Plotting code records
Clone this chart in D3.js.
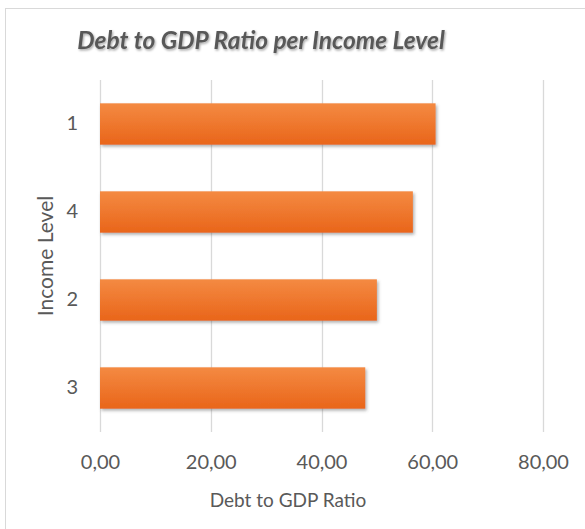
<!DOCTYPE html>
<html>
<head>
<meta charset="utf-8">
<script src="https://cdn.jsdelivr.net/npm/d3@7"></script>
<style>
  body { margin: 0; background: #fff; }
  svg { display: block; font-family: Lato, 'Open Sans', sans-serif; }
</style>
</head>
<body>
<svg></svg>
<script>
const w = 585;
const h = 529;

// data
const levels = ['1', '4', '2', '3'];
const ratios = [60.6, 56.5, 50.0, 47.9];
const xTicks = [0, 20, 40, 60, 80];

const margin = { left: 100, right: 42, top: 80, bottom: 97 };

const svg = d3.select('svg').attr('width', w).attr('height', h);

const defs = svg.append('defs');
const grad = defs
  .append('linearGradient')
  .attr('id', 'barGrad')
  .attr('x1', 0)
  .attr('y1', 0)
  .attr('x2', 0)
  .attr('y2', 1);
grad.append('stop').attr('offset', '0%').attr('stop-color', '#f48a42');
grad.append('stop').attr('offset', '100%').attr('stop-color', '#e9651a');

const shadow = defs
  .append('filter')
  .attr('id', 'shadow')
  .attr('x', '-5%')
  .attr('y', '-20%')
  .attr('width', '115%')
  .attr('height', '150%');
shadow
  .append('feDropShadow')
  .attr('dx', 1.5)
  .attr('dy', 2)
  .attr('stdDeviation', 1.5)
  .attr('flood-color', '#555')
  .attr('flood-opacity', 0.45);

const titleShadow = defs.append('filter').attr('id', 'tshadow');
titleShadow
  .append('feDropShadow')
  .attr('dx', 1)
  .attr('dy', 1.5)
  .attr('stdDeviation', 1.2)
  .attr('flood-color', '#000')
  .attr('flood-opacity', 0.35);

// chart frame
svg
  .append('rect')
  .attr('x', 5.5)
  .attr('y', 8.5)
  .attr('width', w + 10)
  .attr('height', h + 10)
  .attr('fill', '#fff')
  .attr('stroke', '#d9d9d9')
  .attr('stroke-width', 1);

const xScale = d3
  .scaleLinear()
  .domain([0, 80])
  .range([margin.left, w - margin.right]);

const yScale = d3
  .scaleBand()
  .domain(levels)
  .range([margin.top, h - margin.bottom])
  .paddingInner(0.53)
  .paddingOuter(0.265);

// gridlines
svg
  .append('g')
  .selectAll('line')
  .data(xTicks)
  .enter()
  .append('line')
  .attr('x1', d => Math.round(xScale(d)) + 0.5)
  .attr('x2', d => Math.round(xScale(d)) + 0.5)
  .attr('y1', margin.top)
  .attr('y2', h - margin.bottom)
  .attr('stroke', '#d9d9d9')
  .attr('stroke-width', 1.3);

// bars
svg
  .append('g')
  .selectAll('rect')
  .data(levels)
  .enter()
  .append('rect')
  .attr('x', xScale(0))
  .attr('y', d => yScale(d))
  .attr('width', (d, i) => xScale(ratios[i]) - xScale(0))
  .attr('height', yScale.bandwidth())
  .attr('fill', 'url(#barGrad)')
  .attr('filter', 'url(#shadow)');

// x axis
const xAxis = d3
  .axisBottom(xScale)
  .tickValues(xTicks)
  .tickSize(0)
  .tickPadding(23)
  .tickFormat(d => d3.format('.2f')(d).replace('.', ','));
const gx = svg
  .append('g')
  .attr('transform', `translate(0, ${h - margin.bottom})`)
  .call(xAxis);
gx.select('.domain').remove();
gx.selectAll('text')
  .attr('fill', '#595959')
  .style('font-size', '20px')
  .style('font-family', 'Lato, sans-serif');

// y axis
const yAxis = d3.axisLeft(yScale).tickSize(0).tickPadding(22);
const gy = svg
  .append('g')
  .attr('transform', `translate(${margin.left}, 0)`)
  .call(yAxis);
gy.select('.domain').remove();
gy.selectAll('text')
  .attr('fill', '#595959')
  .style('font-size', '20px')
  .style('font-family', 'Lato, sans-serif');

// title
svg
  .append('text')
  .attr('x', 261)
  .attr('y', 49)
  .attr('text-anchor', 'middle')
  .attr('fill', '#595959')
  .attr('filter', 'url(#tshadow)')
  .style('font-size', '24.5px')
  .style('font-weight', 'bold')
  .style('font-style', 'italic')
  .text('Debt to GDP Ratio per Income Level');

// axis titles
svg
  .append('text')
  .attr('x', 288)
  .attr('y', 507)
  .attr('text-anchor', 'middle')
  .attr('fill', '#595959')
  .style('font-size', '19px')
  .text('Debt to GDP Ratio');

svg
  .append('text')
  .attr('transform', 'translate(53, 256) rotate(-90)')
  .attr('text-anchor', 'middle')
  .attr('fill', '#595959')
  .style('font-size', '21px')
  .text('Income Level');
</script>
</body>
</html>
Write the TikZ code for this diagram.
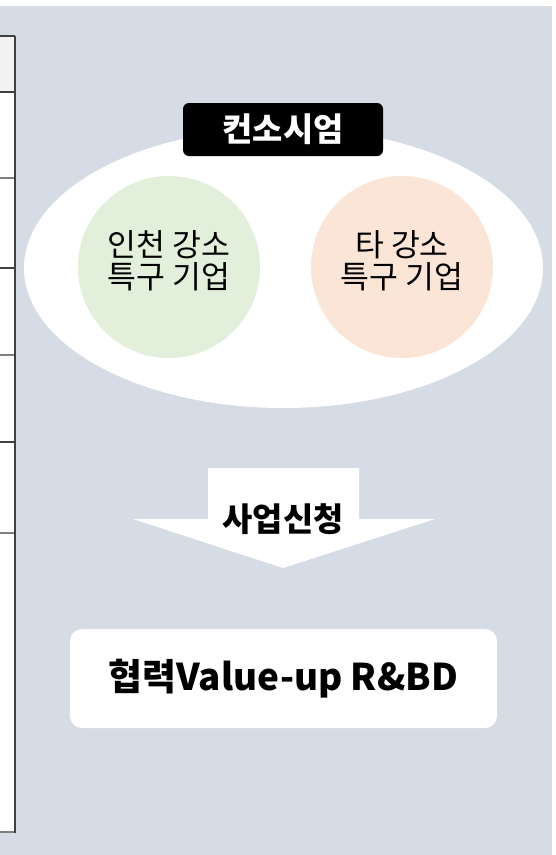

▶ _Objective_: Leave out the pictures. Transcribe only the lines above, from the first through the one that contains "const svg = d3.select('svg').attr('width', w).attr('height', h);".

▶ _Solution to the problem_:
Clone this chart in D3.js.
<!DOCTYPE html>
<html>
<head>
<meta charset="utf-8">
<script src="https://cdn.jsdelivr.net/npm/d3@7"></script>
<style>
  body { margin: 0; background: #fff; }
  svg { display: block; font-family: Lato, 'Open Sans', sans-serif; }
</style>
</head>
<body>
<svg></svg>
<script>
const w = 585;
const h = 529;

// data
const levels = ['1', '4', '2', '3'];
const ratios = [60.6, 56.5, 50.0, 47.9];
const xTicks = [0, 20, 40, 60, 80];

const margin = { left: 100, right: 42, top: 80, bottom: 97 };

const svg = d3.select('svg').attr('width', w).attr('height', h);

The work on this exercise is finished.